Task description: Keep the pictures out and restate every record exactly.

Provided records:
>> START

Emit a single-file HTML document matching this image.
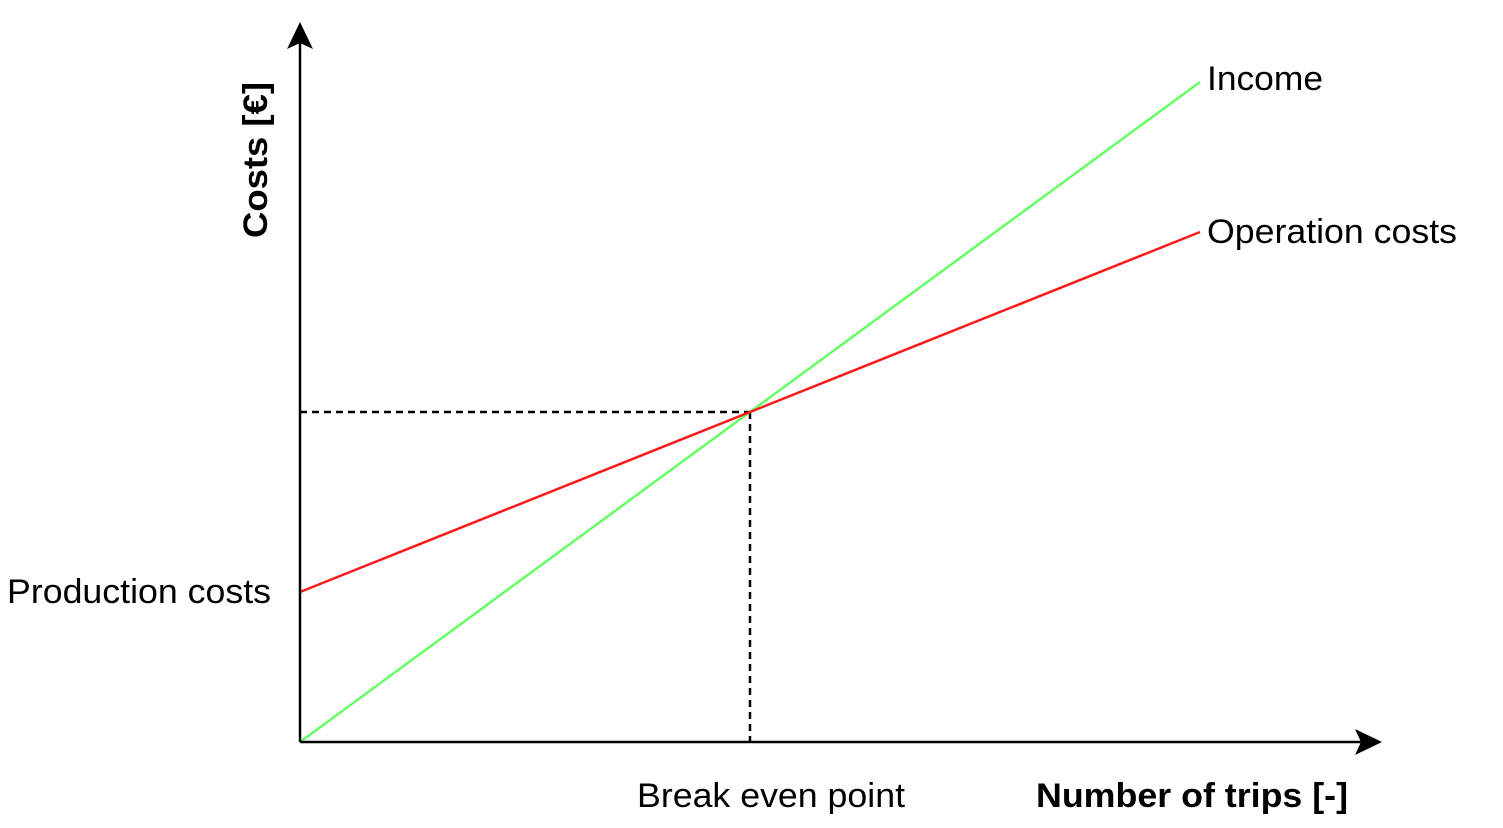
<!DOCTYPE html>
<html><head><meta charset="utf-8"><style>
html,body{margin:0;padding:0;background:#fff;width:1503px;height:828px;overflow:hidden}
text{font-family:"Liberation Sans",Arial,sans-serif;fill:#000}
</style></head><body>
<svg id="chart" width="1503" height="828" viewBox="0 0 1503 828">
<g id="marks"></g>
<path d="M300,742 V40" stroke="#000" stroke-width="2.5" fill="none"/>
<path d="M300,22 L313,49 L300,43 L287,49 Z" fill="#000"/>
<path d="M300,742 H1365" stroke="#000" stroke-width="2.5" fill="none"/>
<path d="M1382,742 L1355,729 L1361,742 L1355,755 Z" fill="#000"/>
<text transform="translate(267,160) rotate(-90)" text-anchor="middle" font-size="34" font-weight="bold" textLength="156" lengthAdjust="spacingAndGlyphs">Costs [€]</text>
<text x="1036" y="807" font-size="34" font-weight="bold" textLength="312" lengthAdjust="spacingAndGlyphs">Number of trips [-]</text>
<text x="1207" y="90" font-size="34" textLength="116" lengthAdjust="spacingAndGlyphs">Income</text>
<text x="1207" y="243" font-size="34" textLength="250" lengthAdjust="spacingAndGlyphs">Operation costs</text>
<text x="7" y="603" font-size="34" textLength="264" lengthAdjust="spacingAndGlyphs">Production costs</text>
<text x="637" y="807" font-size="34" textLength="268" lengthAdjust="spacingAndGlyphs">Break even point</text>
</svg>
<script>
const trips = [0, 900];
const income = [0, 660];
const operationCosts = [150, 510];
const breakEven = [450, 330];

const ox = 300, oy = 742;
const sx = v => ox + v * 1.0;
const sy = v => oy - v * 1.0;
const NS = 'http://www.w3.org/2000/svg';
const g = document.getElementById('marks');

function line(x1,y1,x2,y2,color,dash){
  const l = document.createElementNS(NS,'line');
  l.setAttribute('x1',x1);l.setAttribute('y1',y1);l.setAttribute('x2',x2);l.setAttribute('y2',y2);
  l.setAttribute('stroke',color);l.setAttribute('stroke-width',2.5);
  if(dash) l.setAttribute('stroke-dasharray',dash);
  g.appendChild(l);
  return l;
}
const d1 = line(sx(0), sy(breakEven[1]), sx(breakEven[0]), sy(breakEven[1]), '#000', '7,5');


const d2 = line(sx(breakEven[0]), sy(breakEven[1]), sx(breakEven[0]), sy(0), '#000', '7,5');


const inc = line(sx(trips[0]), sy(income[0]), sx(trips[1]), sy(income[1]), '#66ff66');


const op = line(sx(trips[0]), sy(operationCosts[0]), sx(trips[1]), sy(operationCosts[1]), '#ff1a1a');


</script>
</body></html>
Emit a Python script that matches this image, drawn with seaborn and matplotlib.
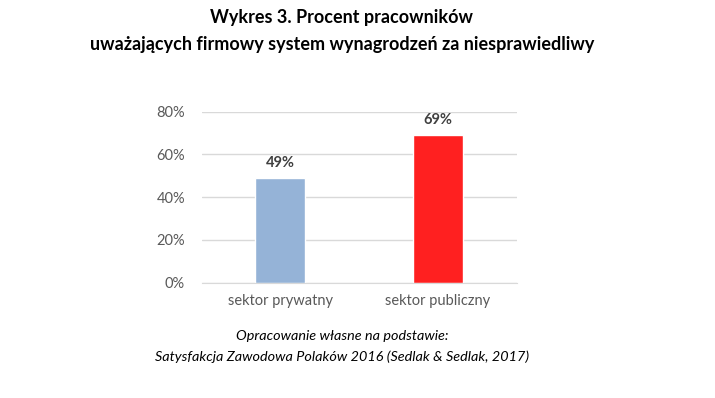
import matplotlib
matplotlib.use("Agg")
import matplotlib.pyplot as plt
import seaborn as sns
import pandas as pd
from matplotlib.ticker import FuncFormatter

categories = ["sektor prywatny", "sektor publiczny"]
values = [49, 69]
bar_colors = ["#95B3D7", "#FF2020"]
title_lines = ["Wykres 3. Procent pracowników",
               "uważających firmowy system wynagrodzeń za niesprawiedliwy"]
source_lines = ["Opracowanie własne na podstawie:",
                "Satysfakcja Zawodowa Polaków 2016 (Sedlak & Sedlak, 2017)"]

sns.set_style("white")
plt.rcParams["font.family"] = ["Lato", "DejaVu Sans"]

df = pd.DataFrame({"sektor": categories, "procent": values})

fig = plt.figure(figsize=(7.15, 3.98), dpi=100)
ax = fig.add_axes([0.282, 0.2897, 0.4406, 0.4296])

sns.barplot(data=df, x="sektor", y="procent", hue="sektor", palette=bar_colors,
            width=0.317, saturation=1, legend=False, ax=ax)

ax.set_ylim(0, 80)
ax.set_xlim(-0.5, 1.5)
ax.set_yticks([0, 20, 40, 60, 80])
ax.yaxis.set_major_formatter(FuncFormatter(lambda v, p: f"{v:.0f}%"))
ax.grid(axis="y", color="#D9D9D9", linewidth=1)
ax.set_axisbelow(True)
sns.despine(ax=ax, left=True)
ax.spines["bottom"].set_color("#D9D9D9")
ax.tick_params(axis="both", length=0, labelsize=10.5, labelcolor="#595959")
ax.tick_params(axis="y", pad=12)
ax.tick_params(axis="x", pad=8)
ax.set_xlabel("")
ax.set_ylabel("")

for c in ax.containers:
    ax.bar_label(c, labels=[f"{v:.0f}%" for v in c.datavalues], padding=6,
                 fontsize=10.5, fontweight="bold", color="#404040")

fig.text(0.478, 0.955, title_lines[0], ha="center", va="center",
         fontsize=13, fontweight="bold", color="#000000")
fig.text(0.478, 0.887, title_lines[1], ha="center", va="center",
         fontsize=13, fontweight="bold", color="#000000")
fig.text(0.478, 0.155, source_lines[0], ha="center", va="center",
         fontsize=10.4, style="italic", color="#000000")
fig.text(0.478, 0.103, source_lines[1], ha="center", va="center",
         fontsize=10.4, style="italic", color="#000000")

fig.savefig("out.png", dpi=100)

>> END

Right answer:
Emit a single-file HTML document matching this image.
<!DOCTYPE html>
<html><head><meta charset="utf-8"><style>
html,body{margin:0;padding:0;background:#fff;width:1503px;height:828px;overflow:hidden}
text{font-family:"Liberation Sans",Arial,sans-serif;fill:#000}
</style></head><body>
<svg id="chart" width="1503" height="828" viewBox="0 0 1503 828">
<g id="marks"></g>
<path d="M300,742 V40" stroke="#000" stroke-width="2.5" fill="none"/>
<path d="M300,22 L313,49 L300,43 L287,49 Z" fill="#000"/>
<path d="M300,742 H1365" stroke="#000" stroke-width="2.5" fill="none"/>
<path d="M1382,742 L1355,729 L1361,742 L1355,755 Z" fill="#000"/>
<text transform="translate(267,160) rotate(-90)" text-anchor="middle" font-size="34" font-weight="bold" textLength="156" lengthAdjust="spacingAndGlyphs">Costs [€]</text>
<text x="1036" y="807" font-size="34" font-weight="bold" textLength="312" lengthAdjust="spacingAndGlyphs">Number of trips [-]</text>
<text x="1207" y="90" font-size="34" textLength="116" lengthAdjust="spacingAndGlyphs">Income</text>
<text x="1207" y="243" font-size="34" textLength="250" lengthAdjust="spacingAndGlyphs">Operation costs</text>
<text x="7" y="603" font-size="34" textLength="264" lengthAdjust="spacingAndGlyphs">Production costs</text>
<text x="637" y="807" font-size="34" textLength="268" lengthAdjust="spacingAndGlyphs">Break even point</text>
</svg>
<script>
const trips = [0, 900];
const income = [0, 660];
const operationCosts = [150, 510];
const breakEven = [450, 330];

const ox = 300, oy = 742;
const sx = v => ox + v * 1.0;
const sy = v => oy - v * 1.0;
const NS = 'http://www.w3.org/2000/svg';
const g = document.getElementById('marks');

function line(x1,y1,x2,y2,color,dash){
  const l = document.createElementNS(NS,'line');
  l.setAttribute('x1',x1);l.setAttribute('y1',y1);l.setAttribute('x2',x2);l.setAttribute('y2',y2);
  l.setAttribute('stroke',color);l.setAttribute('stroke-width',2.5);
  if(dash) l.setAttribute('stroke-dasharray',dash);
  g.appendChild(l);
  return l;
}
const d1 = line(sx(0), sy(breakEven[1]), sx(breakEven[0]), sy(breakEven[1]), '#000', '7,5');


const d2 = line(sx(breakEven[0]), sy(breakEven[1]), sx(breakEven[0]), sy(0), '#000', '7,5');


const inc = line(sx(trips[0]), sy(income[0]), sx(trips[1]), sy(income[1]), '#66ff66');


const op = line(sx(trips[0]), sy(operationCosts[0]), sx(trips[1]), sy(operationCosts[1]), '#ff1a1a');


</script>
</body></html>
Emit a Python script that matches this image, drawn with seaborn and matplotlib.
import matplotlib
matplotlib.use("Agg")
import matplotlib.pyplot as plt
import seaborn as sns
import pandas as pd
from matplotlib.ticker import FuncFormatter

categories = ["sektor prywatny", "sektor publiczny"]
values = [49, 69]
bar_colors = ["#95B3D7", "#FF2020"]
title_lines = ["Wykres 3. Procent pracowników",
               "uważających firmowy system wynagrodzeń za niesprawiedliwy"]
source_lines = ["Opracowanie własne na podstawie:",
                "Satysfakcja Zawodowa Polaków 2016 (Sedlak & Sedlak, 2017)"]

sns.set_style("white")
plt.rcParams["font.family"] = ["Lato", "DejaVu Sans"]

df = pd.DataFrame({"sektor": categories, "procent": values})

fig = plt.figure(figsize=(7.15, 3.98), dpi=100)
ax = fig.add_axes([0.282, 0.2897, 0.4406, 0.4296])

sns.barplot(data=df, x="sektor", y="procent", hue="sektor", palette=bar_colors,
            width=0.317, saturation=1, legend=False, ax=ax)

ax.set_ylim(0, 80)
ax.set_xlim(-0.5, 1.5)
ax.set_yticks([0, 20, 40, 60, 80])
ax.yaxis.set_major_formatter(FuncFormatter(lambda v, p: f"{v:.0f}%"))
ax.grid(axis="y", color="#D9D9D9", linewidth=1)
ax.set_axisbelow(True)
sns.despine(ax=ax, left=True)
ax.spines["bottom"].set_color("#D9D9D9")
ax.tick_params(axis="both", length=0, labelsize=10.5, labelcolor="#595959")
ax.tick_params(axis="y", pad=12)
ax.tick_params(axis="x", pad=8)
ax.set_xlabel("")
ax.set_ylabel("")

for c in ax.containers:
    ax.bar_label(c, labels=[f"{v:.0f}%" for v in c.datavalues], padding=6,
                 fontsize=10.5, fontweight="bold", color="#404040")

fig.text(0.478, 0.955, title_lines[0], ha="center", va="center",
         fontsize=13, fontweight="bold", color="#000000")
fig.text(0.478, 0.887, title_lines[1], ha="center", va="center",
         fontsize=13, fontweight="bold", color="#000000")
fig.text(0.478, 0.155, source_lines[0], ha="center", va="center",
         fontsize=10.4, style="italic", color="#000000")
fig.text(0.478, 0.103, source_lines[1], ha="center", va="center",
         fontsize=10.4, style="italic", color="#000000")

fig.savefig("out.png", dpi=100)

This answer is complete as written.